DIRECTIONS:
Show each line from the listing that includes the word "picture".

ITEMS:
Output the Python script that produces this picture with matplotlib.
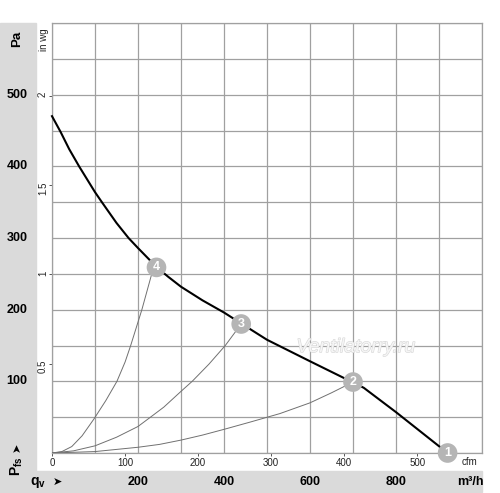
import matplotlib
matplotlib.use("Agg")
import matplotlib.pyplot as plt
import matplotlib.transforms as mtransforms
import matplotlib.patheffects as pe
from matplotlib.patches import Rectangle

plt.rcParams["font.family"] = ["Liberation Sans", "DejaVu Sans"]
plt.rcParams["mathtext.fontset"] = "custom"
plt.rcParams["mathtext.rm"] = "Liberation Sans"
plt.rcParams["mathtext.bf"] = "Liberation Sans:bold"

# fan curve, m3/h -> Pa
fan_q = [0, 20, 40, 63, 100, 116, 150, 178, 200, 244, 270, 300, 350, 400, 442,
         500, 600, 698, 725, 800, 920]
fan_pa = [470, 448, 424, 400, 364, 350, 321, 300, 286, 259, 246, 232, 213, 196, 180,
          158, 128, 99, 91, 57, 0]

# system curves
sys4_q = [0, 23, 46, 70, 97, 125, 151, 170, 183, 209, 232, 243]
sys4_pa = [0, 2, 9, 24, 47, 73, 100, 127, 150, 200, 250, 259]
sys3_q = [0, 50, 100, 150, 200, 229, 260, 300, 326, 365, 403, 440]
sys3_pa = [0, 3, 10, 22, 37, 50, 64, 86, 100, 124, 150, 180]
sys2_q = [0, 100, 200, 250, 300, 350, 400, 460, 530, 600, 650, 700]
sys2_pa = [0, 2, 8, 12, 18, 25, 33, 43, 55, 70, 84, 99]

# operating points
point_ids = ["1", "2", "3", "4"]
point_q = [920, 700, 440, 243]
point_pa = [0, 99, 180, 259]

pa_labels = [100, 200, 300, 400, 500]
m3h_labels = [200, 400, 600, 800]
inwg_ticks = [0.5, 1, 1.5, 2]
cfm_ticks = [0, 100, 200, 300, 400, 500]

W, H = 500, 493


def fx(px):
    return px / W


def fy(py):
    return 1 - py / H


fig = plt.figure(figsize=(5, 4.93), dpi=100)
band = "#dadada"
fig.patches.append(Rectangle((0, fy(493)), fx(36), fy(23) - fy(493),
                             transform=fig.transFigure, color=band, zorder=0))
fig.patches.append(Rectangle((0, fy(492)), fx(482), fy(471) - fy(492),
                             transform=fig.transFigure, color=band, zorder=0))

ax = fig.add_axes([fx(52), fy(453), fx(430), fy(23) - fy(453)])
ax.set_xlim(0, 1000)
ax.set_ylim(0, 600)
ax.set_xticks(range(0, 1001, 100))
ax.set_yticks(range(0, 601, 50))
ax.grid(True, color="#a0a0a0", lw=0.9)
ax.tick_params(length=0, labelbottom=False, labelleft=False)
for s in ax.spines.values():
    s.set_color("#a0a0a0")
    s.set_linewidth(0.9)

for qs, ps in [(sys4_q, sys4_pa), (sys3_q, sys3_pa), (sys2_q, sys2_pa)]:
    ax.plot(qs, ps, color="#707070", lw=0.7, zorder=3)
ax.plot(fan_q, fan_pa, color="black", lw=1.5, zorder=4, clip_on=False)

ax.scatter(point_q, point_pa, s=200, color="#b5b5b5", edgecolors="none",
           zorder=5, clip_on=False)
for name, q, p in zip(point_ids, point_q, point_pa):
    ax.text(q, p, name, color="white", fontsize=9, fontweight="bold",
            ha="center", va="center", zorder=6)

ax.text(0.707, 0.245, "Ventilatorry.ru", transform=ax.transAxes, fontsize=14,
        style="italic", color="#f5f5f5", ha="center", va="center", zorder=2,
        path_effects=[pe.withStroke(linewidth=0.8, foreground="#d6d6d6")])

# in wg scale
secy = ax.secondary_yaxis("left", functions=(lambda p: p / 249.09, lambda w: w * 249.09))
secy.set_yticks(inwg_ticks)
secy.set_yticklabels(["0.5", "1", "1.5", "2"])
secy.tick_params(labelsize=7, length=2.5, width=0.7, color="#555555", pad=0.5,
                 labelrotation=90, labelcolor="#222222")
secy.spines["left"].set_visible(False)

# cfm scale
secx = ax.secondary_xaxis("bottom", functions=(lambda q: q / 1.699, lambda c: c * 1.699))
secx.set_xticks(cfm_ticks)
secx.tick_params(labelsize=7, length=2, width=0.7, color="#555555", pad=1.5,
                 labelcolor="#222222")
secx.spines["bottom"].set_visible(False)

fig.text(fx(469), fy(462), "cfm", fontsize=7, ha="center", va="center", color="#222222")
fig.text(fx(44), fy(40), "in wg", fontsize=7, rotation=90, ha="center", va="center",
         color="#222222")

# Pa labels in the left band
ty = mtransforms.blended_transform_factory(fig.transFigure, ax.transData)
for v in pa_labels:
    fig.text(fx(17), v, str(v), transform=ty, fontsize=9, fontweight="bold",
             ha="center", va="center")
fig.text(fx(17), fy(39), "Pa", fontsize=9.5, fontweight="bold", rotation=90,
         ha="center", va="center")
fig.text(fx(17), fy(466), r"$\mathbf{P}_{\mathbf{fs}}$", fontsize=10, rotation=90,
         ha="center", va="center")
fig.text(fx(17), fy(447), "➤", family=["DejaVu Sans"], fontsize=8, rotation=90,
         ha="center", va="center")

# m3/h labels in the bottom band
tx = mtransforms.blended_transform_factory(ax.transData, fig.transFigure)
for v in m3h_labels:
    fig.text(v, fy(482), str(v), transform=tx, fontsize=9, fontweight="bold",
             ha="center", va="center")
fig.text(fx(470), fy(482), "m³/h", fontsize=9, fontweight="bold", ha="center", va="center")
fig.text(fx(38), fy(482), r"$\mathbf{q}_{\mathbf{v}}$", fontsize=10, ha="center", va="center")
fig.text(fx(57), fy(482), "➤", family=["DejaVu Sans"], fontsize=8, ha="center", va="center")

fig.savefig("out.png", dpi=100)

==

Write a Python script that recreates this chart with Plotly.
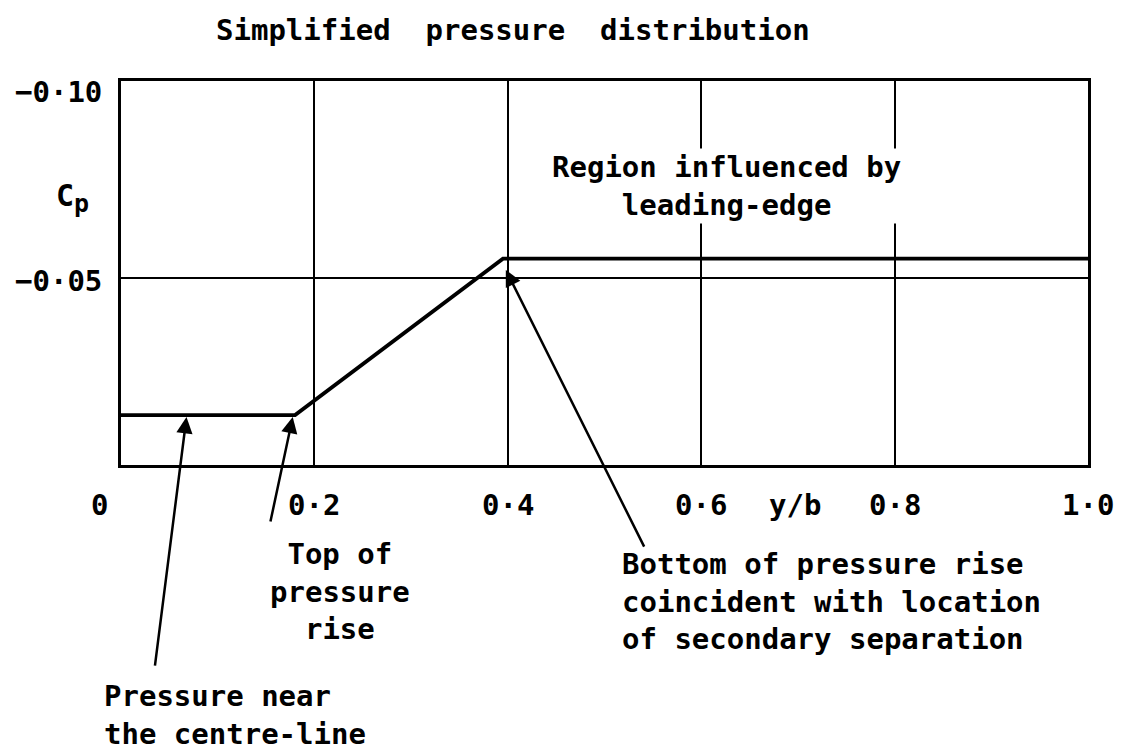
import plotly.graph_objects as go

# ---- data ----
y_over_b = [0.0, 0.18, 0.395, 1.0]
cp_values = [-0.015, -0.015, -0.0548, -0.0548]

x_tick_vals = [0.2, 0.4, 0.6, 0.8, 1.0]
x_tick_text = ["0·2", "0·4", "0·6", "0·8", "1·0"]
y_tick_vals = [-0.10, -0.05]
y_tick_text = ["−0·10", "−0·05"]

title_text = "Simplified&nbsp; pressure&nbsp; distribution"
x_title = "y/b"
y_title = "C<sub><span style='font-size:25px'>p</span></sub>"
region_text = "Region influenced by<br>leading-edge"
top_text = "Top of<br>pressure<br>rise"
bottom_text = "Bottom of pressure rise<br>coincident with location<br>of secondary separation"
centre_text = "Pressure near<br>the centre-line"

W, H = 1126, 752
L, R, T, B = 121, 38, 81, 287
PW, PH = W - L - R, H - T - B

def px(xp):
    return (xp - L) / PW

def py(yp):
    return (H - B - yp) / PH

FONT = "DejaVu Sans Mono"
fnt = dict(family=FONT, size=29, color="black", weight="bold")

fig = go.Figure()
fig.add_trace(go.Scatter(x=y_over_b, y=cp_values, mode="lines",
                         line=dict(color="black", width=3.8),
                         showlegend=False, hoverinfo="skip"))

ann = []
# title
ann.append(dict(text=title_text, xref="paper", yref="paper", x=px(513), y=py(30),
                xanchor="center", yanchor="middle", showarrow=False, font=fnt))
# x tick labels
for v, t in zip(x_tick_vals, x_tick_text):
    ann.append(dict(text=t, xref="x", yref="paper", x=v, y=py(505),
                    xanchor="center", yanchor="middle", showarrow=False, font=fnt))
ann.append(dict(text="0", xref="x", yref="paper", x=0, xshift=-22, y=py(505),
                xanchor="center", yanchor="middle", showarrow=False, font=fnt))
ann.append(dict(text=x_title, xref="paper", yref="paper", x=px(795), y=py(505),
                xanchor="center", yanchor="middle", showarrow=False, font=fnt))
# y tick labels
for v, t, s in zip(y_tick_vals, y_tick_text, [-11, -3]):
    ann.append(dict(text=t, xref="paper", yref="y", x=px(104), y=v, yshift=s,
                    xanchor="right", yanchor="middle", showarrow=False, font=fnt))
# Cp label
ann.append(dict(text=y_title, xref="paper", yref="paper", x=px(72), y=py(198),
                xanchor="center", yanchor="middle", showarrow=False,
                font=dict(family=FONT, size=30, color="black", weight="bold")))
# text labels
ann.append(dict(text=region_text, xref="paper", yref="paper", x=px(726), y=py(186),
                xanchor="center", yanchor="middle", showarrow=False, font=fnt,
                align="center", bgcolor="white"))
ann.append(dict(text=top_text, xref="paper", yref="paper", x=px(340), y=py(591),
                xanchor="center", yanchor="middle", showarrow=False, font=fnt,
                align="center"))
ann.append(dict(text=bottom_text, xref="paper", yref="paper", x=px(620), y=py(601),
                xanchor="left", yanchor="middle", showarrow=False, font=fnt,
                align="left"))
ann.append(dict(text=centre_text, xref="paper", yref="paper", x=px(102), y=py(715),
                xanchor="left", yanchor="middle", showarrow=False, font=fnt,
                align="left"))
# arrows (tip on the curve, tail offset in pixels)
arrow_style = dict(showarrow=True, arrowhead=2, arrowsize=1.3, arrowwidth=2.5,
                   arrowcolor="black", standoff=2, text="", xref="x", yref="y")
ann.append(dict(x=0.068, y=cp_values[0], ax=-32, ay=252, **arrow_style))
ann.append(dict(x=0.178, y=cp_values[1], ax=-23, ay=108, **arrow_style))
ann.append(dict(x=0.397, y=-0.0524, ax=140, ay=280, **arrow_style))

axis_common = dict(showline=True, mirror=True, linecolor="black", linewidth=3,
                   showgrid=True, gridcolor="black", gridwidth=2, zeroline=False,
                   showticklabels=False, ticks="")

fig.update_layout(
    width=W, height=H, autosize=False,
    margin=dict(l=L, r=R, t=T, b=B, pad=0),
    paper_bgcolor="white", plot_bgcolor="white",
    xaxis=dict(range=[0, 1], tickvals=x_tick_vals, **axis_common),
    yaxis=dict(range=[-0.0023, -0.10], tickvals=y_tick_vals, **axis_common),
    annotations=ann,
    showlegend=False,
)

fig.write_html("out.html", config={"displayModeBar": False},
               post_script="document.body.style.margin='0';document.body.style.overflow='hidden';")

ANSWER TO THE PROBLEM:
Output the Python script that produces this picture with matplotlib.

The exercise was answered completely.